Zunächst führt die anhaltende Unsicherheit in Folge der Staatsschuldenkrise im Euroraum zu Überlegungen, welche Anlageform im Fall einer Inflation die größte Sicherheit bietet. Die Aktie als Sachwert steht hier neben der Immobilie im Vordergrund. Zwar würden auch die Gewinne börsennotierter Unternehmen von negativen Währungsentwicklungen u.U. beeinträchtigt, aber grundsätzlich ist der Werterhalt bei Sachwertanlagen besser gewährleistet als bei Nominalanlagen in Einlagen, festverzinsliche Anlageformen oder Versicherungen. In einem inflationärem Umfeld gilt die Vorteilhaftigkeit der Aktie insbesondere in der langen Frist.

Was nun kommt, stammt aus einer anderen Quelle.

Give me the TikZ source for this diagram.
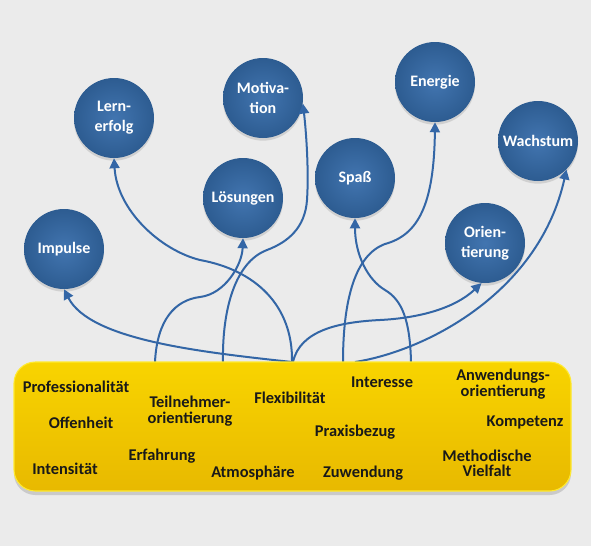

Darüber hinaus bietet die Aktie im aktuellen Kapitalmarktumfeld als praktisch einzige Anlageform die Aussicht auf eine attraktive laufende Ausschüttung. Während
die Zinsen für Termingeld oder Anleihen erstklassiger Schuldner nicht einmal die aktuelle Inflationsrate erreichen, haben allein die Unternehmen des DAX 30 im
Jahr 2012 Dividenden i.H.v. 27,8 Mrd. Euro ausgeschüttet. Bei einer Marktkapitalisierung von 689,3 Mrd. Euro (Stand: Ende Juli 2012) entspricht dies einer durchschnittlichen gewogenen Dividendenrendite von knapp über 4 %.
Trotz der erfreulichen aktuellen Entwicklung erscheint es allerdings verfrüht, von einer Stabilisierung der Aktienakzeptanz unter den deutschen Privatanlegern auszugehen.
Diese kann erst dann als erreicht gelten, wenn die Zahl der Aktienanleger auch in anderen Kapitalmarktphasen unverändert hoch bleibt bzw. weiter steigt.

Dann wollen wir mal hoffen, dass die Skepsis des DAI von den Deutschen nicht wieder eimal bestätigt wird – und dass kein Börsencrash das neue Vertrauen in die Aktie sofort wieder zerstört. Mit etwas Geduld könnte am Ende dann wirklich so etwas wie eine nachhaltige Aktienkultur in Deutschland entstehen. Mit allen Vorteilen für die heimischen Unternehmen und ihre dann wieder mehrheitlich heimischen Eigentümer.